DIRECTION:
Reproduce the lines of the material exactly, excluding every image.

DATA SEGMENT:
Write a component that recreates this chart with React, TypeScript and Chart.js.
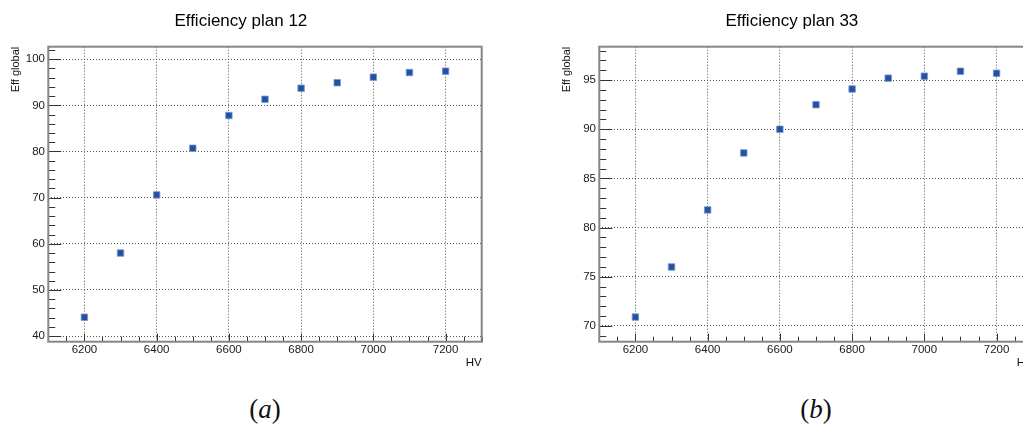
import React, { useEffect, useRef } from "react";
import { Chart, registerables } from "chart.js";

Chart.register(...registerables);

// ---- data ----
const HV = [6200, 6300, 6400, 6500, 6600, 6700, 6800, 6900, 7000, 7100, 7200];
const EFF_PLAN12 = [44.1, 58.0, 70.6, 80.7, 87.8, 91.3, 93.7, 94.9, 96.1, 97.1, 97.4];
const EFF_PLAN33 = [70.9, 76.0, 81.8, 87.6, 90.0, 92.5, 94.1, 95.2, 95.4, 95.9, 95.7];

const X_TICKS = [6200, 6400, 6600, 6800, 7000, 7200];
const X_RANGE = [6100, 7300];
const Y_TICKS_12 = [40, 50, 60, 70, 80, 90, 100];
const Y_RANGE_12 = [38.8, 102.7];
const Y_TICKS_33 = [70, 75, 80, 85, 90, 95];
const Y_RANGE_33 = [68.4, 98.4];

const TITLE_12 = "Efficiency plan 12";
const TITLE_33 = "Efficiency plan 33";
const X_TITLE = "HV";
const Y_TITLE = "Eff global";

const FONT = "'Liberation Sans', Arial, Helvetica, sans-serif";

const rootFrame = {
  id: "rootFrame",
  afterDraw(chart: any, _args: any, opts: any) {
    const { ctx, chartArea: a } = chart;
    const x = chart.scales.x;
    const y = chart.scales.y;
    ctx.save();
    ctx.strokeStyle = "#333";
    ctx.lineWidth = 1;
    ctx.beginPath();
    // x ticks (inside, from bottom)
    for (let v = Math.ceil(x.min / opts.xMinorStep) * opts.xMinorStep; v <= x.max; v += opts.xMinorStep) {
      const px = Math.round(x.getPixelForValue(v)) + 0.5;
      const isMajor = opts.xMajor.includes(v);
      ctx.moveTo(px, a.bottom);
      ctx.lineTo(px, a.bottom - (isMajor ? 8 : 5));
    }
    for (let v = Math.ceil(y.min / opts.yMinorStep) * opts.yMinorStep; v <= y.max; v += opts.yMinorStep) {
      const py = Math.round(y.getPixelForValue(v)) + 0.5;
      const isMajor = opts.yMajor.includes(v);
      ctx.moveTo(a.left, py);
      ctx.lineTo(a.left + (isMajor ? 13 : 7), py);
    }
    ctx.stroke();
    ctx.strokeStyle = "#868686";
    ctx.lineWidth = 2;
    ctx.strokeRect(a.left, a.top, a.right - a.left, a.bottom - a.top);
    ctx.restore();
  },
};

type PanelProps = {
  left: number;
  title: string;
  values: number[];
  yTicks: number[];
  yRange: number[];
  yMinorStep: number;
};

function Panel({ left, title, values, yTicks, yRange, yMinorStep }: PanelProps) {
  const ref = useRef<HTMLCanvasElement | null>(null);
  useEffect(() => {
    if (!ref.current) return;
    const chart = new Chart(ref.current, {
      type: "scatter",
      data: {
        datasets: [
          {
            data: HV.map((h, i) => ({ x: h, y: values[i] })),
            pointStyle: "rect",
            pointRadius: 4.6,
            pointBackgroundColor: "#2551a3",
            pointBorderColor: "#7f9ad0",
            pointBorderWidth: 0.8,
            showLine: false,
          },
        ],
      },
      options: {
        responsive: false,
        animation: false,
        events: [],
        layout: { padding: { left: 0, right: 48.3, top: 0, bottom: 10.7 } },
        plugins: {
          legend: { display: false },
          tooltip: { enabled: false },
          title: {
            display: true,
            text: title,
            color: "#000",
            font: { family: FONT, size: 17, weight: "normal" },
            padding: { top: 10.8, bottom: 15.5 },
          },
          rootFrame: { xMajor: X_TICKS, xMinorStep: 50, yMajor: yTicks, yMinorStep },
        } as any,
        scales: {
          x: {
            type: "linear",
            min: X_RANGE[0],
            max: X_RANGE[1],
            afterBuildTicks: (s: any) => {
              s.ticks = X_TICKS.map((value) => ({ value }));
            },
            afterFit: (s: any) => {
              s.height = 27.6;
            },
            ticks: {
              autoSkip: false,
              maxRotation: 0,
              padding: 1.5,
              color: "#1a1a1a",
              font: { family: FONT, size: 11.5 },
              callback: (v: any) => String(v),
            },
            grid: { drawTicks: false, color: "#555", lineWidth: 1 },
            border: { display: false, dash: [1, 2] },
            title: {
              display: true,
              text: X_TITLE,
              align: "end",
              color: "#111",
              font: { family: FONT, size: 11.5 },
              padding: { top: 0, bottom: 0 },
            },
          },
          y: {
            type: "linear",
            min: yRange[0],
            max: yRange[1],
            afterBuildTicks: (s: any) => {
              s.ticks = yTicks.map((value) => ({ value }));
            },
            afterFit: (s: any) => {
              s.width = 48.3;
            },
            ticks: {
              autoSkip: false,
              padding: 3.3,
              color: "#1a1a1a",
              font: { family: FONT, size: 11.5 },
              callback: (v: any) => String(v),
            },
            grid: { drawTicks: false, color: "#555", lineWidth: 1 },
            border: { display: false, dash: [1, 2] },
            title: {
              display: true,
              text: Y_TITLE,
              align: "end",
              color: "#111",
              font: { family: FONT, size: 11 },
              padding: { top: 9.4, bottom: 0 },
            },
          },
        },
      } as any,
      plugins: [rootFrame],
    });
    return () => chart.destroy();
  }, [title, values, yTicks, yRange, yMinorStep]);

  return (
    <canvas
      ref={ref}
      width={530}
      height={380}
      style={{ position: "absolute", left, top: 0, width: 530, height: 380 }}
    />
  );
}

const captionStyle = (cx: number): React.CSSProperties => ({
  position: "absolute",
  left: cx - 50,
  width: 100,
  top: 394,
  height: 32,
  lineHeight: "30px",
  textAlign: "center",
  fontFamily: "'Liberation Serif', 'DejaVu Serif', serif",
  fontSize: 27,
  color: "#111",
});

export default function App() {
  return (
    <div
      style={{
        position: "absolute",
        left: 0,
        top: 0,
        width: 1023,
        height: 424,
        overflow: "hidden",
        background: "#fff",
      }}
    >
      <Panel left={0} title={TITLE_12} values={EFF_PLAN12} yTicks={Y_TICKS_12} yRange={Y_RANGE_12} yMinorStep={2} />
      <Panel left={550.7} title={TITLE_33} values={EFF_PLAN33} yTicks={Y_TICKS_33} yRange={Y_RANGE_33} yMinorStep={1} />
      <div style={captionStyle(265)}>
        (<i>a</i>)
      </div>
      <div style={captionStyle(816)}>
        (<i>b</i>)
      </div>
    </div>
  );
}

TASK RESPONSE:
Write a component that recreates this chart with React, TypeScript and Chart.js.
import React, { useEffect, useRef } from "react";
import { Chart, registerables } from "chart.js";

Chart.register(...registerables);

// ---- data ----
const HV = [6200, 6300, 6400, 6500, 6600, 6700, 6800, 6900, 7000, 7100, 7200];
const EFF_PLAN12 = [44.1, 58.0, 70.6, 80.7, 87.8, 91.3, 93.7, 94.9, 96.1, 97.1, 97.4];
const EFF_PLAN33 = [70.9, 76.0, 81.8, 87.6, 90.0, 92.5, 94.1, 95.2, 95.4, 95.9, 95.7];

const X_TICKS = [6200, 6400, 6600, 6800, 7000, 7200];
const X_RANGE = [6100, 7300];
const Y_TICKS_12 = [40, 50, 60, 70, 80, 90, 100];
const Y_RANGE_12 = [38.8, 102.7];
const Y_TICKS_33 = [70, 75, 80, 85, 90, 95];
const Y_RANGE_33 = [68.4, 98.4];

const TITLE_12 = "Efficiency plan 12";
const TITLE_33 = "Efficiency plan 33";
const X_TITLE = "HV";
const Y_TITLE = "Eff global";

const FONT = "'Liberation Sans', Arial, Helvetica, sans-serif";

const rootFrame = {
  id: "rootFrame",
  afterDraw(chart: any, _args: any, opts: any) {
    const { ctx, chartArea: a } = chart;
    const x = chart.scales.x;
    const y = chart.scales.y;
    ctx.save();
    ctx.strokeStyle = "#333";
    ctx.lineWidth = 1;
    ctx.beginPath();
    // x ticks (inside, from bottom)
    for (let v = Math.ceil(x.min / opts.xMinorStep) * opts.xMinorStep; v <= x.max; v += opts.xMinorStep) {
      const px = Math.round(x.getPixelForValue(v)) + 0.5;
      const isMajor = opts.xMajor.includes(v);
      ctx.moveTo(px, a.bottom);
      ctx.lineTo(px, a.bottom - (isMajor ? 8 : 5));
    }
    for (let v = Math.ceil(y.min / opts.yMinorStep) * opts.yMinorStep; v <= y.max; v += opts.yMinorStep) {
      const py = Math.round(y.getPixelForValue(v)) + 0.5;
      const isMajor = opts.yMajor.includes(v);
      ctx.moveTo(a.left, py);
      ctx.lineTo(a.left + (isMajor ? 13 : 7), py);
    }
    ctx.stroke();
    ctx.strokeStyle = "#868686";
    ctx.lineWidth = 2;
    ctx.strokeRect(a.left, a.top, a.right - a.left, a.bottom - a.top);
    ctx.restore();
  },
};

type PanelProps = {
  left: number;
  title: string;
  values: number[];
  yTicks: number[];
  yRange: number[];
  yMinorStep: number;
};

function Panel({ left, title, values, yTicks, yRange, yMinorStep }: PanelProps) {
  const ref = useRef<HTMLCanvasElement | null>(null);
  useEffect(() => {
    if (!ref.current) return;
    const chart = new Chart(ref.current, {
      type: "scatter",
      data: {
        datasets: [
          {
            data: HV.map((h, i) => ({ x: h, y: values[i] })),
            pointStyle: "rect",
            pointRadius: 4.6,
            pointBackgroundColor: "#2551a3",
            pointBorderColor: "#7f9ad0",
            pointBorderWidth: 0.8,
            showLine: false,
          },
        ],
      },
      options: {
        responsive: false,
        animation: false,
        events: [],
        layout: { padding: { left: 0, right: 48.3, top: 0, bottom: 10.7 } },
        plugins: {
          legend: { display: false },
          tooltip: { enabled: false },
          title: {
            display: true,
            text: title,
            color: "#000",
            font: { family: FONT, size: 17, weight: "normal" },
            padding: { top: 10.8, bottom: 15.5 },
          },
          rootFrame: { xMajor: X_TICKS, xMinorStep: 50, yMajor: yTicks, yMinorStep },
        } as any,
        scales: {
          x: {
            type: "linear",
            min: X_RANGE[0],
            max: X_RANGE[1],
            afterBuildTicks: (s: any) => {
              s.ticks = X_TICKS.map((value) => ({ value }));
            },
            afterFit: (s: any) => {
              s.height = 27.6;
            },
            ticks: {
              autoSkip: false,
              maxRotation: 0,
              padding: 1.5,
              color: "#1a1a1a",
              font: { family: FONT, size: 11.5 },
              callback: (v: any) => String(v),
            },
            grid: { drawTicks: false, color: "#555", lineWidth: 1 },
            border: { display: false, dash: [1, 2] },
            title: {
              display: true,
              text: X_TITLE,
              align: "end",
              color: "#111",
              font: { family: FONT, size: 11.5 },
              padding: { top: 0, bottom: 0 },
            },
          },
          y: {
            type: "linear",
            min: yRange[0],
            max: yRange[1],
            afterBuildTicks: (s: any) => {
              s.ticks = yTicks.map((value) => ({ value }));
            },
            afterFit: (s: any) => {
              s.width = 48.3;
            },
            ticks: {
              autoSkip: false,
              padding: 3.3,
              color: "#1a1a1a",
              font: { family: FONT, size: 11.5 },
              callback: (v: any) => String(v),
            },
            grid: { drawTicks: false, color: "#555", lineWidth: 1 },
            border: { display: false, dash: [1, 2] },
            title: {
              display: true,
              text: Y_TITLE,
              align: "end",
              color: "#111",
              font: { family: FONT, size: 11 },
              padding: { top: 9.4, bottom: 0 },
            },
          },
        },
      } as any,
      plugins: [rootFrame],
    });
    return () => chart.destroy();
  }, [title, values, yTicks, yRange, yMinorStep]);

  return (
    <canvas
      ref={ref}
      width={530}
      height={380}
      style={{ position: "absolute", left, top: 0, width: 530, height: 380 }}
    />
  );
}

const captionStyle = (cx: number): React.CSSProperties => ({
  position: "absolute",
  left: cx - 50,
  width: 100,
  top: 394,
  height: 32,
  lineHeight: "30px",
  textAlign: "center",
  fontFamily: "'Liberation Serif', 'DejaVu Serif', serif",
  fontSize: 27,
  color: "#111",
});

export default function App() {
  return (
    <div
      style={{
        position: "absolute",
        left: 0,
        top: 0,
        width: 1023,
        height: 424,
        overflow: "hidden",
        background: "#fff",
      }}
    >
      <Panel left={0} title={TITLE_12} values={EFF_PLAN12} yTicks={Y_TICKS_12} yRange={Y_RANGE_12} yMinorStep={2} />
      <Panel left={550.7} title={TITLE_33} values={EFF_PLAN33} yTicks={Y_TICKS_33} yRange={Y_RANGE_33} yMinorStep={1} />
      <div style={captionStyle(265)}>
        (<i>a</i>)
      </div>
      <div style={captionStyle(816)}>
        (<i>b</i>)
      </div>
    </div>
  );
}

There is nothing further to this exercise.